● MATERIAL TO PROCESS
+++
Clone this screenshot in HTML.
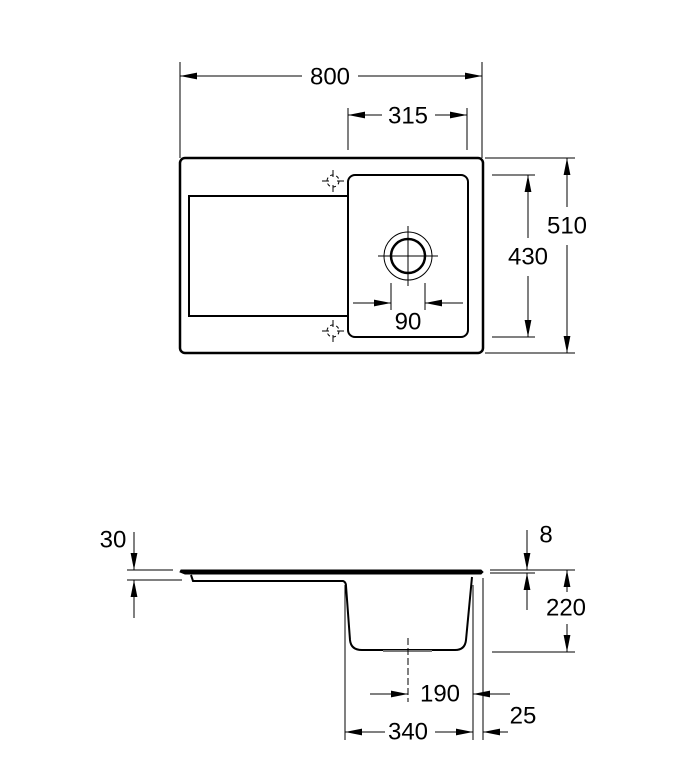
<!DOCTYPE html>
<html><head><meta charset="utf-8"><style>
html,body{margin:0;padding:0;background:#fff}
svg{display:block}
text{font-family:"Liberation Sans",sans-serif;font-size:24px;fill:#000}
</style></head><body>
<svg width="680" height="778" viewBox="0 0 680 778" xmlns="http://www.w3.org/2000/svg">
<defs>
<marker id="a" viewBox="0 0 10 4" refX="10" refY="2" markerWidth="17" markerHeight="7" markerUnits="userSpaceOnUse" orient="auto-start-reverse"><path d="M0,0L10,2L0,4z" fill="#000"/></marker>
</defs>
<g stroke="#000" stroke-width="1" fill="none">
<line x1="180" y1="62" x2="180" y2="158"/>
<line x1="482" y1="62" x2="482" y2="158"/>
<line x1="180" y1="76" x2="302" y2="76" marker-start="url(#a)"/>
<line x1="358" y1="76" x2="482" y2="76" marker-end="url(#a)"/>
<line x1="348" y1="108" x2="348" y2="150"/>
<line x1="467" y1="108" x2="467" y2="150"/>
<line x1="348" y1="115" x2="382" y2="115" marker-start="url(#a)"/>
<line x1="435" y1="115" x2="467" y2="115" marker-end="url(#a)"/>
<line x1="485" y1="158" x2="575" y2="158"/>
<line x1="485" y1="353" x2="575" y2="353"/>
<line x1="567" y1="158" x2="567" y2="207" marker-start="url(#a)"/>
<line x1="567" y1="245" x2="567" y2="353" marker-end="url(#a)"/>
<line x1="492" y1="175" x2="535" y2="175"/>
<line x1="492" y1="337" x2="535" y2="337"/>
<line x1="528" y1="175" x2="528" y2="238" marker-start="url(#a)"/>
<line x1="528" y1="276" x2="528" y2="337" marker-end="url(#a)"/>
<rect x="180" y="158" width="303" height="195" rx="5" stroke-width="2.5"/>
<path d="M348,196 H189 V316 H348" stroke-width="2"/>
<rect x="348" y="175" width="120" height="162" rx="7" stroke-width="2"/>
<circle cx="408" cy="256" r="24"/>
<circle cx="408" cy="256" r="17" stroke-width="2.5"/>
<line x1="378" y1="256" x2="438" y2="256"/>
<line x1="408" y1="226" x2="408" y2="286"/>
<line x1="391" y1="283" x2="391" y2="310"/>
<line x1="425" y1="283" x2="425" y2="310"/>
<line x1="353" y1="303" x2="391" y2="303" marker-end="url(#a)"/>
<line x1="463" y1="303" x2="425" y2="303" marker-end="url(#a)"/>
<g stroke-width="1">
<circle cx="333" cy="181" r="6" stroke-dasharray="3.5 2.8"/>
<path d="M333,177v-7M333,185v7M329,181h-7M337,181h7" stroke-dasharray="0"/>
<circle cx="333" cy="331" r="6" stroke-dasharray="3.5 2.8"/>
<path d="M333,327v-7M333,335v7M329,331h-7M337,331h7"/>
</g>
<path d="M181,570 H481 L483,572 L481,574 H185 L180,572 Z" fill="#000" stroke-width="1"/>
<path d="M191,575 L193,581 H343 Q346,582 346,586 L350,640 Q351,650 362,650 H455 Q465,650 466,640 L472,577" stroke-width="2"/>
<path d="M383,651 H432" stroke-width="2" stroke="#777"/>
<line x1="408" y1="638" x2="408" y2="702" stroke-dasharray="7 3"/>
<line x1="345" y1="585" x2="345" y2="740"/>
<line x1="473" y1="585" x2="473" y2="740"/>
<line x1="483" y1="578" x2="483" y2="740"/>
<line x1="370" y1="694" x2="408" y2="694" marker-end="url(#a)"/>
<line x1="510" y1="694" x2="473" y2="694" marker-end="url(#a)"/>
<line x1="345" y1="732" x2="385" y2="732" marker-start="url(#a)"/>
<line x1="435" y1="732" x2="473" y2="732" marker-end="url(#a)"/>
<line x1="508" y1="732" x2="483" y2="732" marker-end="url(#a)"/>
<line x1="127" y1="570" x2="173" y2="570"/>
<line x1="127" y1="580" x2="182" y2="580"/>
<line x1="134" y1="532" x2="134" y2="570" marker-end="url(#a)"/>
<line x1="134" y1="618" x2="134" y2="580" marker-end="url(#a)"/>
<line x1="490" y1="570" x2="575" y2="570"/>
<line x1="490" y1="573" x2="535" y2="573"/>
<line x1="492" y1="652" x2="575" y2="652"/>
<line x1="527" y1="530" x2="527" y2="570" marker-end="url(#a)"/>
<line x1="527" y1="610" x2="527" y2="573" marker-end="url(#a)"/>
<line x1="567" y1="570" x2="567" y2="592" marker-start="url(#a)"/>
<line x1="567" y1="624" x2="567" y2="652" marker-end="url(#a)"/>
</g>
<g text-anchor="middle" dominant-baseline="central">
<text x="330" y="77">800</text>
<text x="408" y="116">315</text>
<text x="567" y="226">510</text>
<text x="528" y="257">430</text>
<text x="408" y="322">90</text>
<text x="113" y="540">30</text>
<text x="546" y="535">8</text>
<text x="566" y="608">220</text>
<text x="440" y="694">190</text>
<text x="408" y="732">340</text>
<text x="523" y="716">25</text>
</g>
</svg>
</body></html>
+++
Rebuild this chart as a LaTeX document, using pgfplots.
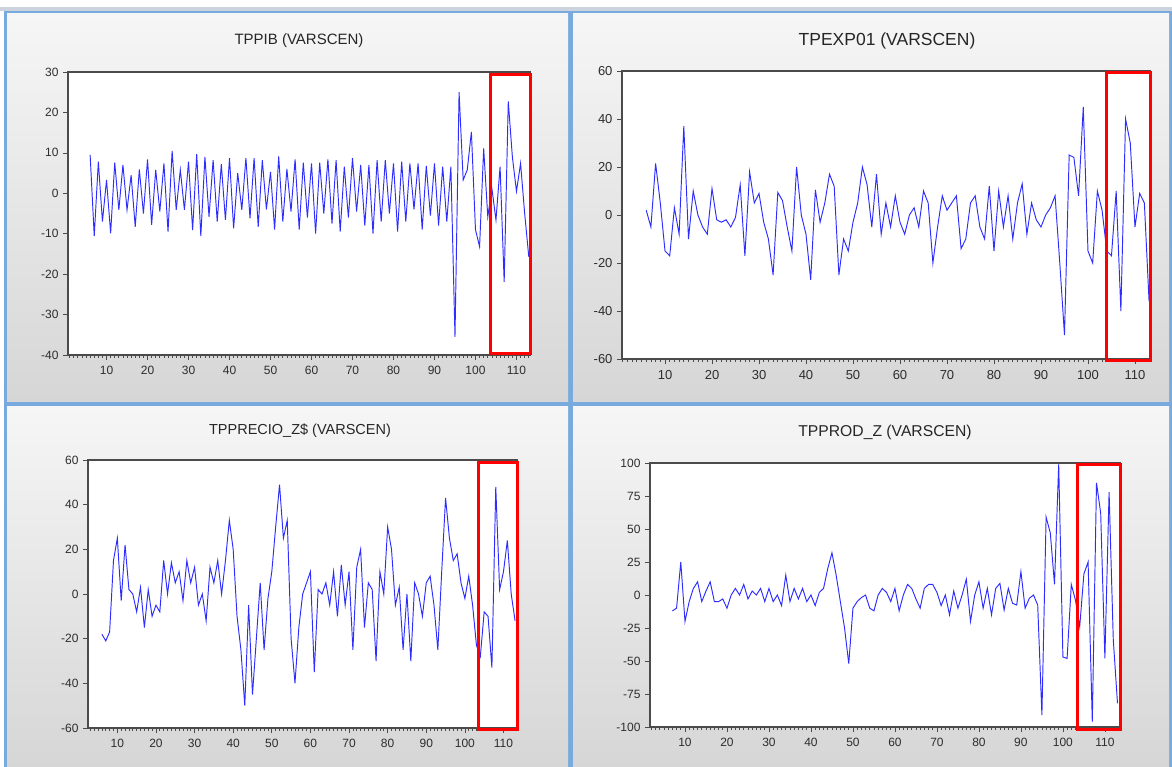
+++
● WHAT YOU WILL DO
Each line that has the word "this" should be copied.

● WORKED SOLUTION
Clone this screenshot in HTML.
Rebuild this chart as a LaTeX document, using pgfplots.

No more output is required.